Keterangannya gini :

Open area adalah informasi tentang diri kita yang diketahui oleh orang lain seperti nama, jabatan, pangkat, status perkawinan, lulusan mana, dll. Ketika memulai sebuah hubungan, kita akan menginformasikan sesuatu yang ringan tentang diri kita. Makin lama maka informasi tentang diri kita akan terus bertambah secara vertical sehingga mengurangi hidden area. Makin besar open area, makin produktif dan menguntungkan hubungan interpersonal kita.

Hidden area berisi informasi yang kita tahu tentang diri kita tapi tertutup bagi orang lain. Informasi ini meliputi perhatian kita mengenai atasan, pekerjaan, keuangan, keluarga, kesehatan, dll. Dengan tidak berbagi mengenai hidden area, biasanya akan menjadi penghambat dalam berhubungan. Hal ini akan membuat orang lain miskomunikasi tentang kita,  yang kalau dalam hubungan kerja akan mengurangi tingkat kepercayaan orang

Blind area yang menentukan bahwa orang lain sadar akan sesuatu tapi kita tidak. Misalnya bagaimana cara mengurangi grogi, bagaimana caranya menghadapi dosen A, dll. Sehingga dengan mendapatkan masukan dari orang lain, blind area akan berkurang. Makin kita memahami kekuatan dan kelemahan diri kita yang diketahui orang lain, maka akan bagus dalam bekerja tim.
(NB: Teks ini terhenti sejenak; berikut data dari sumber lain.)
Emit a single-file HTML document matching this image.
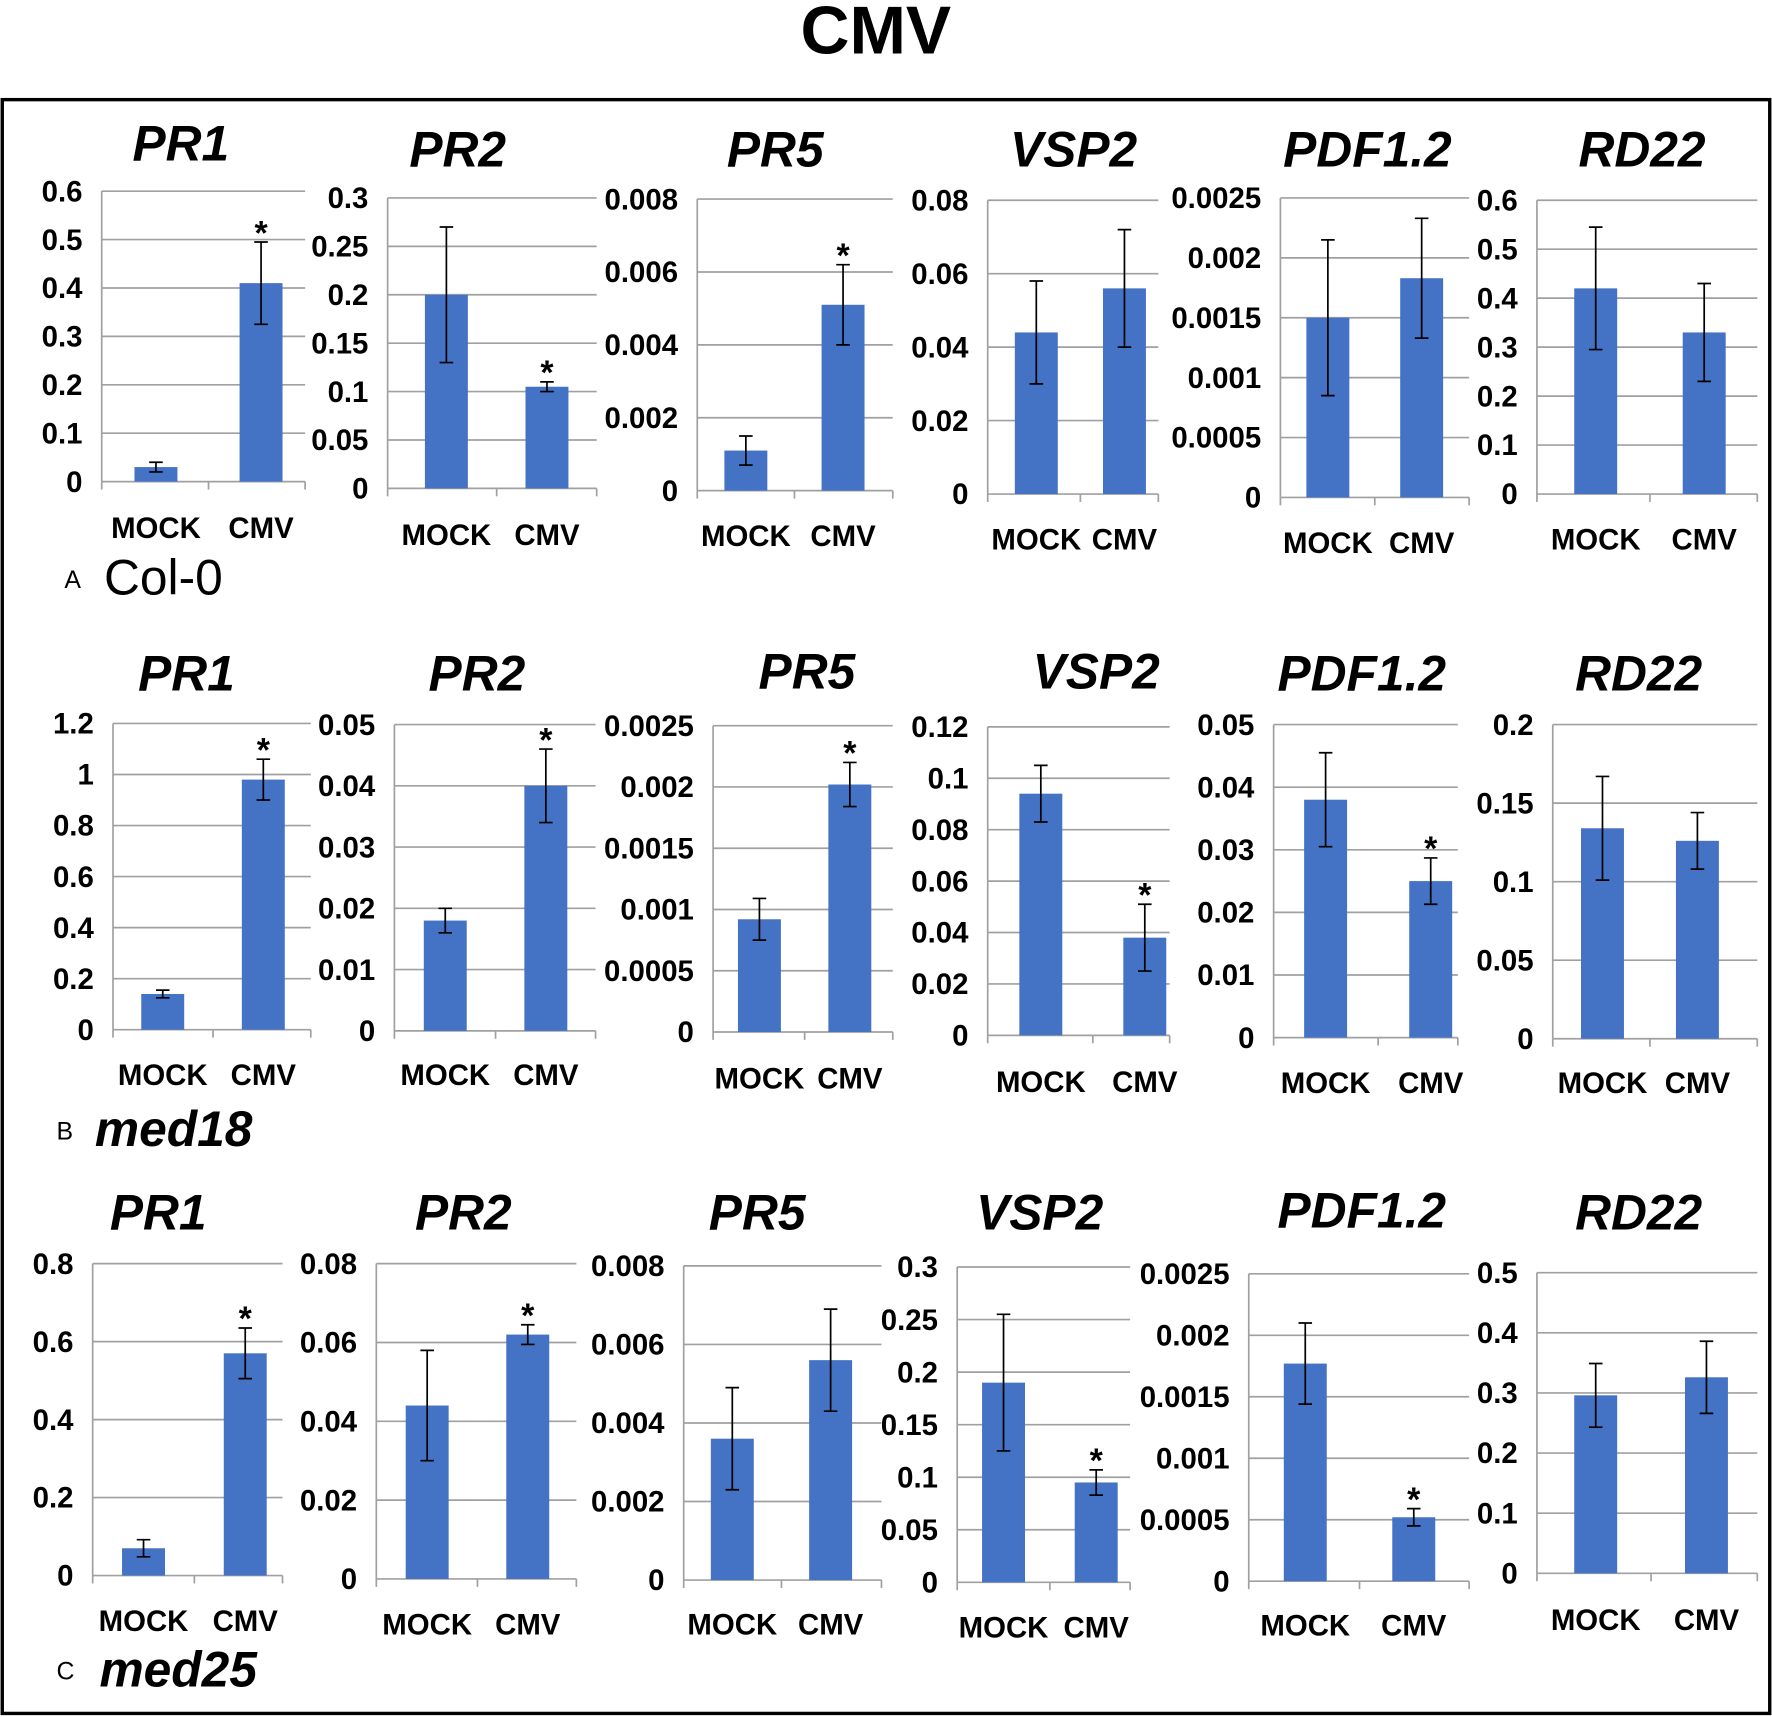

Unknown area adalah informasi yang orang lain dan juga kita tidak mengetahuinya. Sampai kita dapat pengalaman tentang sesuatu hal atau orang lain melihat sesuatu akan diri kita bagaimana kita bertingkah laku atau berperasaan. Misalnya ketika pertama kali seneng sama orang lain selain anggota keluarga kita. Kita tidak pernah bisa mengatakan perasaan “cinta”. Jendela ini akan mengecil sehubungan kita tumbuh dewasa, mulai mengembangkan diri atau belajar dari pengalaman.

habit 6 – synergize
Covey says this is the habit of creative co-operation – the principle that the whole is greater than the sum of its parts, which implicitly lays down the challenge to see the good and potential in the other person’s contribution.

habit 7 – sharpen the saw
This is the habit of self renewal, says Covey, and it necessarily surrounds all the other habits, enabling and encouraging them to happen and grow. Covey interprets the self into four parts: the spiritual, mental, physical and the social/emotional, which all need feeding and developing.

 

Nah, yang pengen saya garisbawahi adalah kebanyakan kita nih yang suka dikontrol oleh keadaan, kita yang dikontrol oleh lingkungan. Kalau ada yang kurang enak di hati nih, langsung ngaruh ke mood, emosi (heheh.. saya juga masih begitu, tapi lately saya belajar untuk ga gitu lagi kok.. 🙂   ).  Semoga tulisan ini dibaca oleh sahabat saya. Saya ga tahu masalah kamu apa, mungkin kamu sekarang ada di HIDDEN AREA. Ok, tapi tak apalah, saya coba pahami itu karena tidak semua hal saya boleh/perlu tahu kan? 🙂 . Jangan kelamaan BT-nya ya..  jadi gak asik tau ga?